Stanford University's Hasso Plattner Institute of Design, informally known as the "d.school", argues that in the coming years we will see the emergence of an "open loop university" in which students no longer receive a standardised four-year college education, front-loaded at the beginning of adulthood, but a lifetime of learning opportunities.
It proposes a system whereby a student would have a flexible six years of study over a lifetime, where knowledge is obtained across classrooms and practical settings, and where seasoned adults return to pivot careers and reconnect with the university community.
Singapore's SkillsFuture programme is based on a similar concept. The opportunities in this part of the world are immense. But we need to prepare our young people for the cultural and infrastructure shock that they will experience when they engage with neighbouring countries.
Singapore students are quite well equipped to cope with cultural differences, having encountered them at school, in HDB estates and sports clubs, for example. But they may have less capability to cope with environments where things don't work that well or where the infrastructure is lacking.
We need to prepare young Singapore citizens to embrace the opportunities offered by this region.
They need to have a global view of the world and remain open to the differences.
We need to make the pursuit of productivity improvements part of our culture to mitigate the risk of jobs and businesses going offshore.
There are many ways to compare productivity, but considering several different studies, Singapore's productivity is only 61 per cent of that in the United States, and close to 70 per cent of that in European countries such as Belgium, the Netherlands and France. There is a lot to be done.

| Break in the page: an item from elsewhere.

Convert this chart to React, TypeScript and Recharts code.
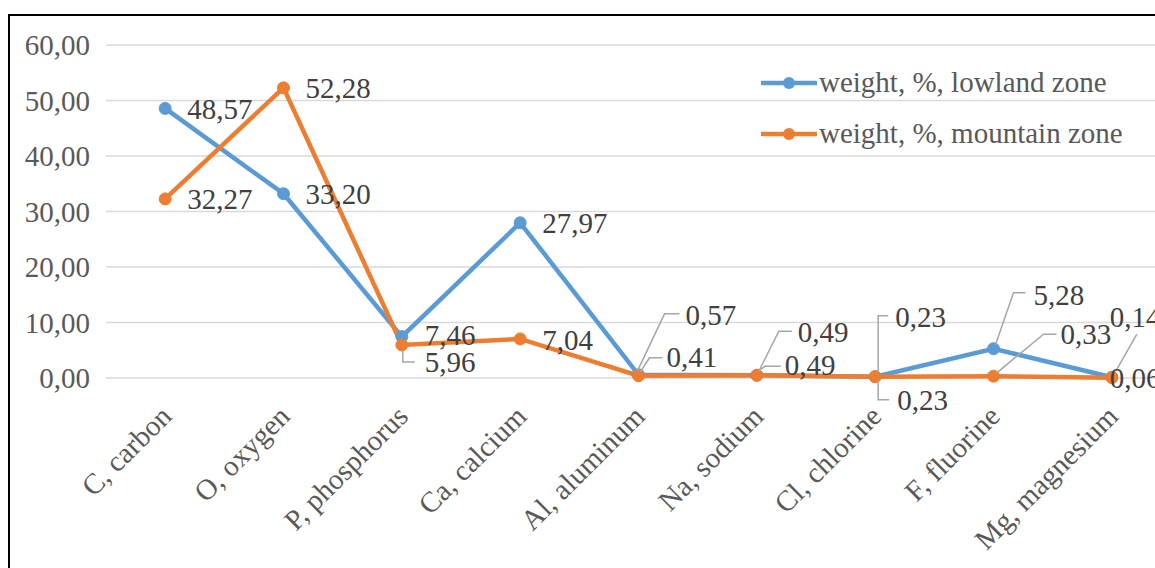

Finally, we need to prepare our students for a high-stress world that demands speed and flexibility. Working from nine to five, with clearly defined targets and well- established procedures, will disappear as "cybermation" occurs.
The jobs of the future will require innovation, creativity, social intelligence and high productivity. Above all, the world of work will require more resilience. We need to prepare our students for such a world.
Professor Arnoud De Meyer is the president of Singapore Management University. He was professor of management studies at Cambridge University and founding dean of Insead's Asia campus in Singapore.